St Peter and St Paul’s Church, Tuttington has received a financial boost from the government’s £1.57 billion Culture Recovery Fund to help fund essential survey work during the coronavirus pandemic.
Lifeline grants from the Culture Recovery Fund are designed to protect heritage sites and ensure that jobs and access to culture and heritage in local communities are protected during the months ahead.
Tuttington Church has been awarded £16,039 for essential survey work to assess the rate of deterioration to the tower, in particular the cracks and bulges in the masonry and failing internal timberwork, and to the nave walls and chancel roof.
Grants of up to £25,000 are being allocated to cherished heritage sites, like Tuttington Church, across the country to cover urgently needed maintenance and repairs. This vital funding comes from a part of the Culture Recovery Fund called the Heritage Stimulus Fund and is administered on behalf of the government by Historic England.
As well as rescuing precious heritage buildings in need, the injection of cash will protect livelihoods for some of the most vulnerable heritage specialists and contractors working in the sector.
Culture Secretary, Oliver Dowden, said: “These grants will help the places that have shaped our skylines for hundreds of years and that continue to define culture in our towns and cities. We’re protecting heritage and culture in every corner of the country to save jobs and ensure it’s there for future generations to enjoy.”
St Peter and St Paul’s Church has played an important role in the community of Tuttington for almost 1000 years. It is an important round-towered medieval church most examples of which occur only in Norfolk. It has a grade II-star listing and is noted not just for its round tower but also for its unique pew end carvings. The church is the only community building in Tuttington used both for regular services and village events.
Church Warden June Rumsby said “We are so pleased to receive this financial help from Historic England, it will make a real difference to the work that needs to be done to prevent our church building from further decay and keep it as an important part of the life of our village.”
Fundraising organisers Janet Lodge and Simon Covey said “After many years of fundraising with the support of our community this is a real boost to morale, especially at a time when ongoing fundraising has become virtually impossible. It will not only enable us to establish in detail where the building is failing so we can prioritise the repairs, but is an essential phase of our long term project to restore the building and improve the facilities for the community now and for future generations”.

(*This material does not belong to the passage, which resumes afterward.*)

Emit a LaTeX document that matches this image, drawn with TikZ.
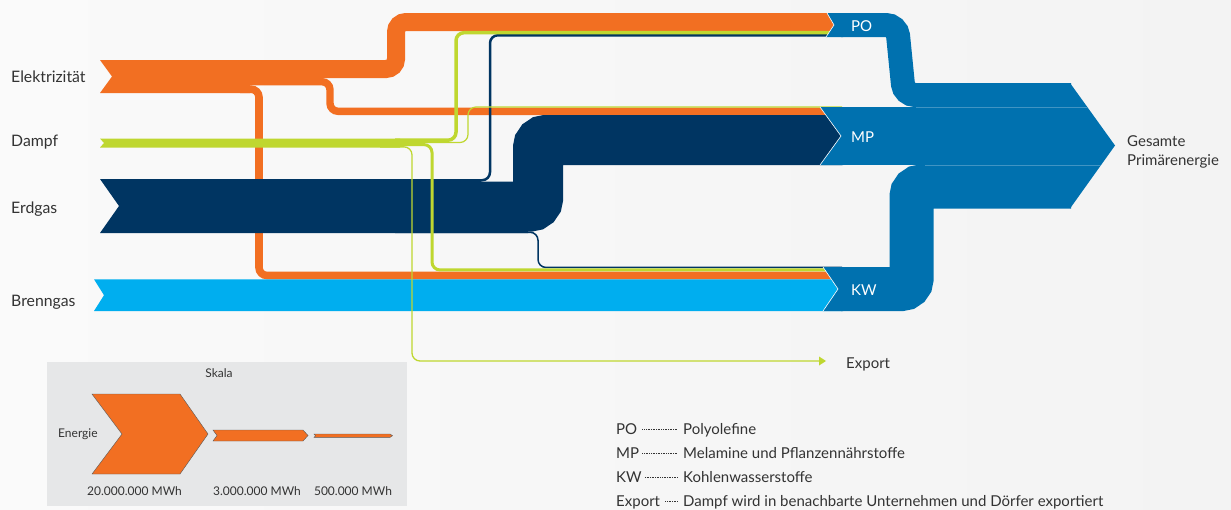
\documentclass[tikz,border=0pt]{standalone}
\usepackage{fontspec}
\setmainfont{Lato}
\usepackage{tikz}
\usetikzlibrary{positioning}
\definecolor{orng}{HTML}{F26F22}
\definecolor{lime}{HTML}{BFD730}
\definecolor{navy}{HTML}{003562}
\definecolor{skyb}{HTML}{00AEEF}
\definecolor{blu}{HTML}{0071AF}
\definecolor{ink}{HTML}{333333}
\definecolor{pagebgl}{HTML}{FAFAFA}
\definecolor{pagebgr}{HTML}{F3F3F3}
\definecolor{legbg}{HTML}{E6E7E8}
\tikzset{
  band/.style={line width=#1,rounded corners=8pt},
  lbl/.style={anchor=base west,inner sep=0pt,text=ink,
              font=\fontsize{15.8}{18}\selectfont},
  tag/.style={anchor=base west,inner sep=0pt,text=white,
              font=\fontsize{15}{18}\selectfont},
  note/.style={anchor=base west,inner sep=0pt,text=ink,
               font=\fontsize{15}{17}\selectfont},
  small/.style={anchor=base,inner sep=0pt,text=ink,
                font=\fontsize{12}{14}\selectfont},
  leader/.style={ink,line width=0.5pt,dash pattern=on 1pt off 0.7pt},
  notch/.style={white,line width=0.6pt},
  scalearrow/.style={fill=orng,draw=black!65,line width=0.4pt},
}

\begin{document}
\begin{tikzpicture}[x=1pt,y=-1pt]
  \shade[left color=pagebgl,right color=pagebgr](0,0)rectangle(1231,509);
  \useasboundingbox(0,0)rectangle(1231,509);
  % Elektrizitaet
  \fill[orng](100,60)--(250,60)--(250,93)--(100,93)--(112,76.5)--cycle;
  \draw[band=18pt,orng,rounded corners=10pt]
    (240,69)--(396,69)--(396,22)--(842,22);
  \draw[band=7.4pt,orng](240,81.7)--(330,81.7)--(330,111.3)--(842,111.3);
  \draw[band=7.6pt,orng](240,89.2)--(259,89.2)--(259,275.5)--(842,275.5);
  % Brenngas
  \fill[skyb](94,279.3)--(842,279.3)--(842,311)--(94,311)--(104,295.2)--cycle;
  % Erdgas
  \fill[navy](100,179)--(481,179)--(481,200)--(528,200)--(528,233)--(100,233)
    --(119,206)--cycle;
  \draw[band=2.5pt,navy](395,180.25)--(490,180.25)--(490,35.25)--(842,35.25);
  \draw[band=50pt,navy](395,206.5)--(538,206.5)--(538,140)--(842,140);
  \draw[band=1.5pt,navy](395,232.25)--(538,232.25)--(538,267.45)--(842,267.45);
  % Dampf
  \fill[lime](100,138.5)--(400,138.5)--(400,147.5)--(100,147.5)--(104,143)--cycle;
  \draw[band=3.5pt,lime](395,140.2)--(456,140.2)--(456,32.7)--(842,32.7);
  \draw[band=1.2pt,lime](395,142.5)--(468,142.5)--(468,107)--(842,107);
  \draw[band=3pt,lime](395,144.6)--(432,144.6)--(432,269.95)--(842,269.95);
  \draw[band=1.3pt,lime](380,146.85)--(412,146.85)--(412,361)--(819,361);
  \coordinate (exptip) at (826,361);
  \fill[lime](819,356.5)--(exptip)--(819,365.5)--cycle;
  % targets
  \draw[band=24pt,blu,rounded corners=11pt]
    (841,25)--(897,25)--(904,95)--(1071,95);
  \draw[band=58pt,blu](841,136)--(1071,136);
  \draw[band=44pt,blu,rounded corners=10pt]
    (841,289)--(911.5,289)--(911.5,186.5)--(1071,186.5);
  \fill[blu](1070,83)--(1115,145.5)--(1070,208.5)--cycle;
  \fill[blu](827,13)--(843,13)--(843,37)--(826,37)--(834,25)--cycle;
  \fill[blu](820,107)--(843,107)--(843,165)--(820,165)--(841,136)--cycle;
  \fill[blu](823,267)--(843,267)--(843,311)--(823,311)--(838,289)--cycle;
  \draw[notch](827,13)--(834,25)--(826,37);
  \draw[notch](820,107)--(841,136)--(820,165);
  \draw[notch](823,267)--(838,289)--(823,311);
  \draw[blu!75!white,line width=0.5pt](916,107)--(1087.6,107);
  \draw[blu!75!white,line width=0.5pt](925,165)--(1100.8,165);
  % labels
  \node[lbl](elek)at(11,82){Elektrizität};
  \node[lbl](dampf)at(11,146){Dampf};
  \node[lbl](erdgas)at(11,213){Erdgas};
  \node[lbl](brenngas)at(11,306){Brenngas};
  \node[tag](po)at(851,31){PO};
  \node[tag](mp)at(851,142){MP};
  \node[tag](kw)at(851,295){KW};
  \node[note](gesamt)at(1127,146.5){Gesamte};
  \node[note](primaer)at(1127,165.5){Primärenergie};
  \node[note](export)at(846,368){Export};
  % Skala
  \fill[legbg](47,362)rectangle(407,506);
  \node[small](skala)at(219,377){Skala};
  \filldraw[scalearrow](92,394)--(180,394)--(208,434)--(180,474)--(92,474)
    --(122,434)--cycle;
  \filldraw[scalearrow](213,430)--(303,430)--(308,435.5)--(303,441)--(213,441)
    --(217,435.5)--cycle;
  \filldraw[scalearrow](314,434)--(390,434)--(392.5,435.7)--(390,437.4)
    --(314,437.4)--(315.5,435.7)--cycle;
  \node[small,anchor=base west](energie)at(58,437){Energie};
  \node[small](s1)at(134.5,495){20.000.000 MWh};
  \node[small](s2)at(257,495){3.000.000 MWh};
  \node[small](s3)at(353,495){500.000 MWh};
  % Abkuerzungen
  \node[note](kpo)at(616,434){PO};
  \node[note](vpo)at(683,434){Polyolefine};
  \node[note](kmp)at(616,458){MP};
  \node[note](vmp)at(683,458){Melamine und Pflanzennährstoffe};
  \node[note](kkw)at(616,482){KW};
  \node[note](vkw)at(683,482){Kohlenwasserstoffe};
  \node[note](kex)at(616,506){Export};
  \node[note](vex)at(683,506){Dampf wird in benachbarte Unternehmen und Dörfer exportiert};
  \draw[leader]([xshift=5pt,yshift=4.7pt]kpo.base east)--([xshift=-5pt,yshift=4.7pt]vpo.base west);
  \draw[leader]([xshift=3pt,yshift=4.7pt]kmp.base east)--([xshift=-5pt,yshift=4.7pt]vmp.base west);
  \draw[leader]([xshift=3pt,yshift=4.7pt]kkw.base east)--([xshift=-5pt,yshift=4.7pt]vkw.base west);
  \draw[leader]([xshift=5pt,yshift=4.7pt]kex.base east)--([xshift=-5pt,yshift=4.7pt]vex.base west);
\end{tikzpicture}
\end{document}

Work was due to start mid January, the current lockdown restrictions mean it has had to be delayed, but we are still hoping that we will see some work starting by the end of February.
Duncan Wilson, Historic England Chief Executive said: “Historic places across the country are being supported by the Government’s grants awarded under the Culture Recovery Fund. This funding is a lifeline which is kick-starting essential repairs and maintenance at many of our most precious historic sites, so they can begin to recover from the damaging effects of COVID-19.
“It is also providing employment for skilled craft workers who help keep historic places alive and the wheels of the heritage sector turning. Our shared heritage is an anchor for us all in these challenging times and this funding will help to ensure it remains part of our collective future.”.